The student-built satellite launched into space in November, and now it will deploy its antenna on Thursday.

ALEXANDRIA, Va. — Students at a Virginia high school will get to see their hard work pay off on Thursday.

A satellite, built by students at Thomas Jefferson High School for Science and Technology in Alexandria, launched into space on Nov. 26.

The project to build the satellite took seven years to accomplish.

Now, on Thursday, the satellite, called TJREVERB, will move away from the International Space Station (ISS) and deploy its antenna. 

After 45 minutes, the students will attempt to contact the spacecraft using Iridium’s satellite constellation.

The school broke down just how much work the students put into the project over the last seven years.

"The students have done something very special; they engineered the entire project from selecting and integrating Space Grade and COTS parts," the school said. "They designed the printed circuit boards and wired the components themselves.
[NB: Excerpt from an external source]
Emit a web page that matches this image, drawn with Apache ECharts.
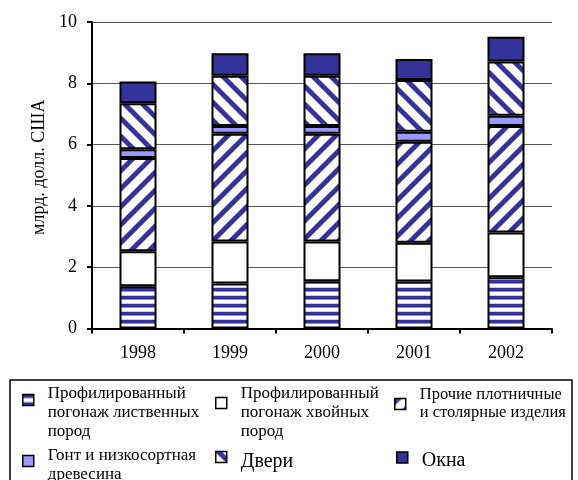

They wrote the software drivers so the hardware can communicate. In addition to the systems engineering aspect of the project, they also developed the flight software, wrote in Python and it executes using a Raspberry Pi Zero. They milled switches and did the cabling."

The school added, "They performed the assembly and the integration. As you can see, the high school students did the impossible and built a custom satellite chassis for their space-based experiment. It will be very exciting to see student work make its way to space."

The school says the students have done something many countries have yet to accomplish.

"In fact, we are one of 12 teams of high school students throughout the world working on satellites, and the only one to have built it from the ground up."

The satellite will be deployed at 5:05 a.m. on Thursday. WUSA9's Get Up DC will interview one of the students who helped build the satellite a little later in the morning at 6:15 a.m. Get Up DC will also be joined by the Robotics Lab Director Kristen Kucko.